What to produce:
Check every line below for the word "matplotlib" and copy the ones that have it.

Provided material:
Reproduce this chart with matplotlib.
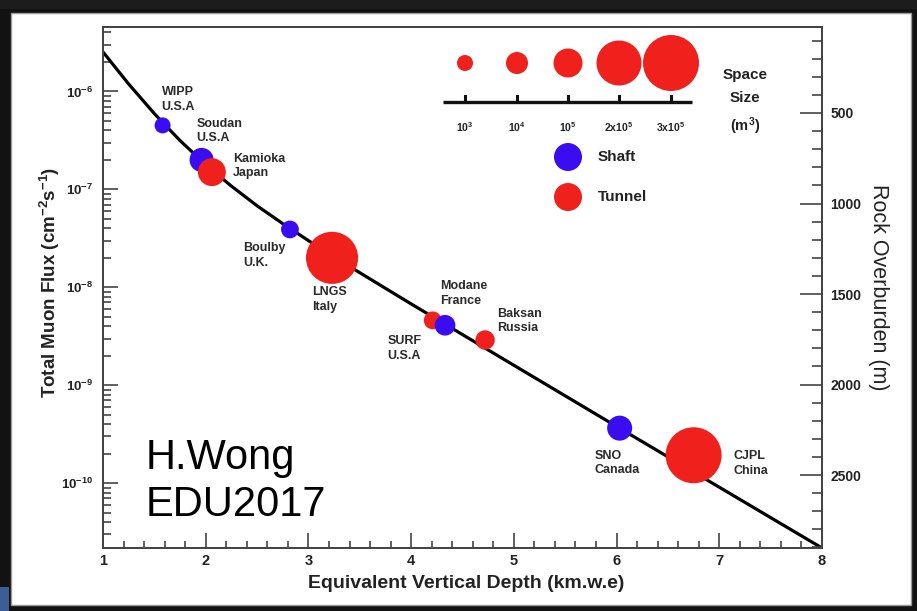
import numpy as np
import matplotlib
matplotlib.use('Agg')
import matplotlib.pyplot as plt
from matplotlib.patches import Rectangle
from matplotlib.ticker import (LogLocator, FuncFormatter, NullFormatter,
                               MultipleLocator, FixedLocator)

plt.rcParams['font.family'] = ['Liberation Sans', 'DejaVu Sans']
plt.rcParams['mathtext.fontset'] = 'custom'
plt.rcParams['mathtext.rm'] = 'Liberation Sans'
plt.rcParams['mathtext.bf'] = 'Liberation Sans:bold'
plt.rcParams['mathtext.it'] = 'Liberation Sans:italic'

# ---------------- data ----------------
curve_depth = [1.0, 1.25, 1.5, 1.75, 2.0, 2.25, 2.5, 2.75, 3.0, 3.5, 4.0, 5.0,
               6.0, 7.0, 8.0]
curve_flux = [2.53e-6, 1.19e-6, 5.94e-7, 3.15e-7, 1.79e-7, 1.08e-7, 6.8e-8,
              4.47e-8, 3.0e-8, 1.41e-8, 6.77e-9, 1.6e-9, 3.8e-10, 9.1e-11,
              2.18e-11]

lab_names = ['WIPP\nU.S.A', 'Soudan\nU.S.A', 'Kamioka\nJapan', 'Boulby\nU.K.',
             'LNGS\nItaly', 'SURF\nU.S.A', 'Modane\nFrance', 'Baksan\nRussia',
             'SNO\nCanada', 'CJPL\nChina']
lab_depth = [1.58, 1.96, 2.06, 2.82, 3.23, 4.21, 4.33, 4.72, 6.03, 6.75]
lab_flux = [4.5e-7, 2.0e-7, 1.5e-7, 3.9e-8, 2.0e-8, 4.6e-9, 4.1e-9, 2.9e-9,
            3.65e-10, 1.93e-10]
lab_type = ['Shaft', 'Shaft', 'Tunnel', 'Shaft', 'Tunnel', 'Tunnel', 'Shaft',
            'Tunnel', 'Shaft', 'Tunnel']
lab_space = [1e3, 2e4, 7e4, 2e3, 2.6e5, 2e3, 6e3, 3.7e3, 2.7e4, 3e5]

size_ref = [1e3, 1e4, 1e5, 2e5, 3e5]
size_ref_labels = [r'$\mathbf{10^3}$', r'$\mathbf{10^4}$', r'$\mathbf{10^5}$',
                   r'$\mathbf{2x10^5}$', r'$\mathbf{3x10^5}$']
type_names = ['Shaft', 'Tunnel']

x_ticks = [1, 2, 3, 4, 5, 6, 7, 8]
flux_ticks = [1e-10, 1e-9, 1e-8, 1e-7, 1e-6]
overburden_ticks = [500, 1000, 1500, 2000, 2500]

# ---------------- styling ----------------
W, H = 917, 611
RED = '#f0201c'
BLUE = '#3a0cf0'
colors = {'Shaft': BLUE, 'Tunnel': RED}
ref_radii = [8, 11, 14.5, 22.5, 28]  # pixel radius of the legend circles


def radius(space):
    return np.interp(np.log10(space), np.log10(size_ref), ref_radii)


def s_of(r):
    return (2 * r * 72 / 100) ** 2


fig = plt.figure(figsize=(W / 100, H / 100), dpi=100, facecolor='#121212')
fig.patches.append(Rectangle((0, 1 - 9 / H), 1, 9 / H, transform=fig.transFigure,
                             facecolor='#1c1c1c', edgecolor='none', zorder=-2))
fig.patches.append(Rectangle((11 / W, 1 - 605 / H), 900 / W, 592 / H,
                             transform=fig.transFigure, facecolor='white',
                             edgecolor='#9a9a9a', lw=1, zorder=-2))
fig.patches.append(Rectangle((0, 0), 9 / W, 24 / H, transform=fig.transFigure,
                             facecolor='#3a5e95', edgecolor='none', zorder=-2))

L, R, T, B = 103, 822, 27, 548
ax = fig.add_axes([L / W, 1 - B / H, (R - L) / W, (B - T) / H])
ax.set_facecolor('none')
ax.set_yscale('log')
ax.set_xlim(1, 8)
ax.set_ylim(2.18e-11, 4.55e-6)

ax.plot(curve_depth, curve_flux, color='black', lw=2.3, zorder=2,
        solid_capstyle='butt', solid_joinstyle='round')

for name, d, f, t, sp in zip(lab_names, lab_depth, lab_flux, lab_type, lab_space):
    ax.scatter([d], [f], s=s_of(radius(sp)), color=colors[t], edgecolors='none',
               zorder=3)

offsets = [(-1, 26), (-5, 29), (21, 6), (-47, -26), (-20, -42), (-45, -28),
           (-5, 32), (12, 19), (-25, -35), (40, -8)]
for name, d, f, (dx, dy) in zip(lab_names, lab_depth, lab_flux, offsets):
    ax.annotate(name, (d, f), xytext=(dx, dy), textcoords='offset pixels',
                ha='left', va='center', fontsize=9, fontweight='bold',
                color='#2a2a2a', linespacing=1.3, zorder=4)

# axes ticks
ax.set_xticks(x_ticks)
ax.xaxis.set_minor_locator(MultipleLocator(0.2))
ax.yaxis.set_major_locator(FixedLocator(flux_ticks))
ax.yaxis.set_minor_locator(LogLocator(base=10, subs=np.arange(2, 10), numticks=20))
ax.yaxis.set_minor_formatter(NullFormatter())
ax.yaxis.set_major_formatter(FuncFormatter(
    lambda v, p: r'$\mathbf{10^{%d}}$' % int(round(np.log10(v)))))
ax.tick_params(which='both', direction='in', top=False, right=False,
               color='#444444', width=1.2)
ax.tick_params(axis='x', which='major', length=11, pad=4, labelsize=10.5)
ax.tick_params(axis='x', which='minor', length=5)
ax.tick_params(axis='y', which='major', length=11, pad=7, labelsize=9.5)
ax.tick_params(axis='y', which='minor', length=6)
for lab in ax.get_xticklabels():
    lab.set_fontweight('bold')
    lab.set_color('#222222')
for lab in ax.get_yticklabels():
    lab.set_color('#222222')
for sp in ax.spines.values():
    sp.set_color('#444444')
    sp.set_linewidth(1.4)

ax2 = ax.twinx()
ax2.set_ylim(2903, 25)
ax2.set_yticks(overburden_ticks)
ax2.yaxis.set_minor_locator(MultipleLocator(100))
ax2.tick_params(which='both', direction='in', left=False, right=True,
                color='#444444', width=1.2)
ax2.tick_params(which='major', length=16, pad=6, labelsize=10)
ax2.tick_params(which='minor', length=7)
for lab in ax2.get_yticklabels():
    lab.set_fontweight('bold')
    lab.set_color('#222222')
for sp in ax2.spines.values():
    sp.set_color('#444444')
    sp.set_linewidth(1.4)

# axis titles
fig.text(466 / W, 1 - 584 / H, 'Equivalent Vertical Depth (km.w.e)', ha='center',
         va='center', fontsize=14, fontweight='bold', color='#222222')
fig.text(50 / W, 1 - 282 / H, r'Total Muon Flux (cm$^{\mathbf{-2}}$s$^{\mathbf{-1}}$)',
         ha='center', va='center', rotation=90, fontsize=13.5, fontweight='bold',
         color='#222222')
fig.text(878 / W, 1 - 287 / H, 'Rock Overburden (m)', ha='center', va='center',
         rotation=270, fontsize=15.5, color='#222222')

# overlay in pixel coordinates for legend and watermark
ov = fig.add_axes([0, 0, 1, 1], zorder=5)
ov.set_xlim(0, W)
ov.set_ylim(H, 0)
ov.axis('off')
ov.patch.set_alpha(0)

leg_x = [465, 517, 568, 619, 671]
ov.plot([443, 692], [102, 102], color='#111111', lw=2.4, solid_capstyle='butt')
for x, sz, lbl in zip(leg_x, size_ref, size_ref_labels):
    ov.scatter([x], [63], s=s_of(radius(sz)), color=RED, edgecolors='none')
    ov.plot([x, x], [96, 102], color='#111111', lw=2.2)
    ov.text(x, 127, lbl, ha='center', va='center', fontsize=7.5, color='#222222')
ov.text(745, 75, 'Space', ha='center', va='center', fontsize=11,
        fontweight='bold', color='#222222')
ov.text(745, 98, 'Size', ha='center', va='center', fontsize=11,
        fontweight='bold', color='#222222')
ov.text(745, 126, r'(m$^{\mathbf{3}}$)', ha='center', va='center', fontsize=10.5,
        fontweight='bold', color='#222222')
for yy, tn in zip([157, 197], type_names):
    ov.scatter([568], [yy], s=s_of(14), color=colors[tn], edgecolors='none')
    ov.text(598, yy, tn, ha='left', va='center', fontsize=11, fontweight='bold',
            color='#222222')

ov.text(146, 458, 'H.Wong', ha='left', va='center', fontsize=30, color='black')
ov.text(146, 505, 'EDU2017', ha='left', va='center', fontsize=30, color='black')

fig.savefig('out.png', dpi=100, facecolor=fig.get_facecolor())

Finished task:
Reproduce this chart with matplotlib.
import matplotlib
matplotlib.use('Agg')
import matplotlib.pyplot as plt
from matplotlib.patches import Rectangle
from matplotlib.ticker import (LogLocator, FuncFormatter, NullFormatter,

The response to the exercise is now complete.